Monday 25 March 2013

India's finest equestrian bronze

This is one of the finest bronze equestrian statues of India and it located in the Garden City of Bangalore.
It was entirely sculpted by one of the famous Italian artistes of his times. The bronze statue belongs to one of the many British military officers who made Bangalore their home and contributed immensely to the development of Bangalore and then Mysore State.
The statue today is a little out of public attention for the simple reason that it stands alone and isolated within the premises of one of the most beautiful buildings in Bangalore and entry to the building is restricted.
This is the statue of Sir Mark Cubbon (August 23, 1775 – April 23, 1861) the then Commissioner of Mysore State and a man who contributed immensely to the development of Bangalore.
The statue of Cubbon astride a horse is in front of the Karnataka High Court in Cubbon Park. Yes, the front of the High Court is the end which faces the Cubbon Park Band stand and not the structure that faces the Vidhana Soudha.
The bronze statue of Cubbon is on a pedestal a little away from the front portico of the High Court. You can see the statue from the small gate that is locked and which is situated on the fence that separates the High Court from the Cubbon Park.
This is the second oldest statue on Cubbon Park and was commissioned by Baron Carlo (Charles) Marochetti (January 4, 1805 – December 29, 1867) an Italian-born French sculptor.
Carlo Marochetti was born in Turin but brought up in Paris as a French citizen. His first teachers in art in Paris were François Joseph Bosio and Antoine-Jean Gros.
When in Paris, he came up with the statue of  “A Young Girl playing with a Dog” in 1829 and this won him a medal. Since then, his career took off and he continued living in France till 1848. He then fled to England.
His first equestrian statue was that of Emmanuel Philibert, Duke of Savoy, which today stands in the Piazza San Carlo in Turin. Italy.
He sculpted the equsterain statue of Richard the Lionheart in England.

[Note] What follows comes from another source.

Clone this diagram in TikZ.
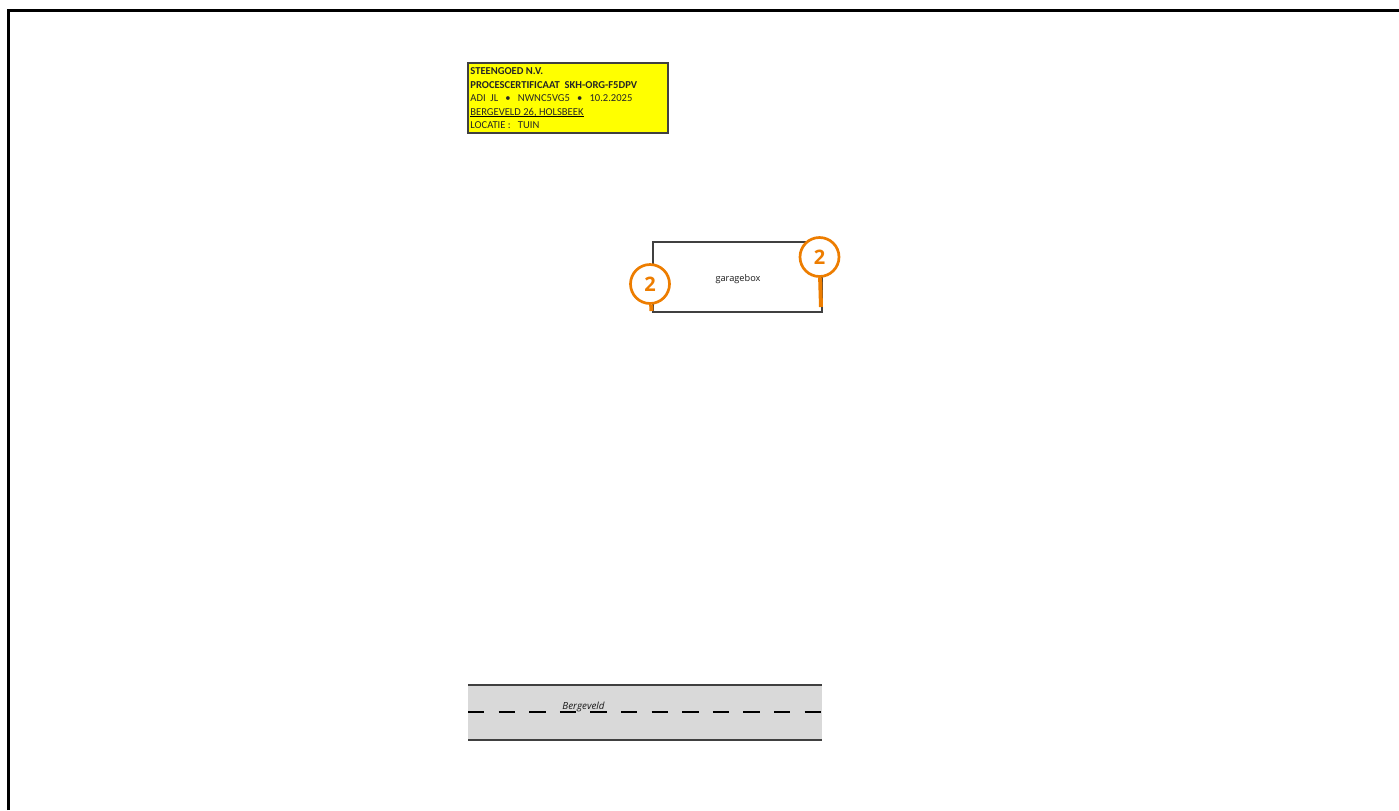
\documentclass[tikz,border=0pt]{standalone}
\usepackage{fontspec}
\setmainfont{Carlito}
\newfontfamily\labelfont{Open Sans}
\definecolor{certyellow}{HTML}{FFFF00}
\definecolor{calloutorange}{HTML}{ED7D00}
\definecolor{roadgrey}{HTML}{D9D9D9}
\definecolor{linegrey}{HTML}{404040}
\tikzset{
    certbox/.style={draw=linegrey,line width=1.1pt,fill=certyellow,inner sep=0pt,minimum width=100pt,minimum height=35pt,anchor=north west},
    certtext/.style={inner sep=0pt,anchor=base west,font=\fontsize{5.29}{6}\selectfont,text=black!85},
    callout/.style={circle,draw=calloutorange,line width=1.35pt,fill=white,inner sep=0pt,minimum size=19.5pt,text=calloutorange,font=\labelfont\fontsize{10}{11}\selectfont\bfseries},
    stem/.style={draw=calloutorange,line width=2pt},
    smalllabel/.style={inner sep=0pt,font=\labelfont\fontsize{4.6}{5}\selectfont,text=black!90},
    roadedge/.style={draw=linegrey,line width=1pt}
}
\begin{document}
\begin{tikzpicture}[x=0.5pt,y=-0.5pt]
    \useasboundingbox (0,0) rectangle (1399,810);
    % frame
    \draw [black,line width=1.5pt] (8.2,810) -- (8.2,10.8) -- (1399,10.8);
    % certificate
    \node [certbox] (cert) at (466.5,61.5) {};
    \node [certtext] (certa) at (470,74.5) {\bfseries STEENGOED N.V.};
    \node [certtext] (certb) at (470,88) {\bfseries PROCESCERTIFICAAT\ \ SKH-ORG-F5DPV};
    \node [certtext] (certc) at (470,101.5) {ADI\ \ JL\ \ \ \textbullet\ \ \ NWNC5VG5\ \ \ \textbullet\ \ \ 10.2.2025};
    \node [certtext] (certd) at (470,115) {BERGEVELD 26, HOLSBEEK};
    \draw [black,line width=.4pt] ([yshift=-.8pt]certd.base west) -- ([yshift=-.8pt]certd.base east);
    \node [certtext] (certe) at (470,128.5) {LOCATIE :\ \ \ TUIN};
    % garagebox
    \node [draw=linegrey,line width=1pt,minimum width=84.5pt,minimum height=34.8pt,inner sep=0pt,anchor=north west] (box) at (651.5,241.2) {};
    \node [smalllabel] (boxlabel) at (738,279) {garagebox};
    \coordinate (pina) at (651.5,311);
    \coordinate (pinb) at (821,307);
    \node [callout] (calla) at (650,284) {2};
    \node [callout] (callb) at (819.5,257) {2};
    \draw [stem] (calla) -- (pina);
    \draw [stem] (callb) -- (pinb);
    % road
    \fill [roadgrey] (468,685) rectangle (822,740);
    \draw [roadedge] (468,685) -- (822,685);
    \draw [roadedge] (468,740) -- (822,740);
    \draw [black,line width=.75pt,dash pattern=on 8.2pt off 7.1pt] (468,712) -- (822,712);
    \node [smalllabel,font=\labelfont\itshape\fontsize{4.9}{5}\selectfont] (roadlabel) at (583.5,707) {Bergeveld};
\end{tikzpicture}
\end{document}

Another statue of his, Robert Stephenson, which was installed in 1871 still stands in the forecourt of Euston Station. He made a bust of William Makepeace Thackeray for Westminster Abbey. He also created the marble recumbent effigies for the tomb of Queen Victoria and Prince Albert in the Royal Mausoleum at Frogmore in Windsor Great Park and the statue on the Duke of Wellington Commemorative Column outside Stratfield Saye House.
From 1864 he collaborated with Sir Edwin Landseer on the four bronze lions to be placed around the base of Nelson's Column in Trafalgar Square, and cast them at his foundry in London.
A favourite sculptor of Queen Victoria of England, he was commissioned to make the seated figure of Prince Albert for the Albert Memorial in Kensington Gardens. However the first version was rejected by the architect of the monument, Sir George Gilbert Scott, and Marochetti died before a satisfactory second version could be completed.
Marochetti created the Cubbon bronze with great care. It is one of the most beautiful bronze statues in the country and the second oldest in Cubbon Park after that of Queen Victoria. The Cubbon statue was unveiled on March 16, 1866.
He also worked on the Arc de Triomphe in Paris, and the triumphal equestrian statues in Turin. However, much of his work is found in England.
His bronze equestrian of  Cubbon is one of the few equestrian statues in India. Some other equestrian statues are that of Chatrapathi Shivaji in Colaba in Mumbai, the statue of Rani Laxmi Bai, the equestrian statue of  Edward VII by Sir Bertram Mackennal close to Victoria Memorial and another statue of Bagha Jatin by the side of the Victoria Memorial in Kolkata.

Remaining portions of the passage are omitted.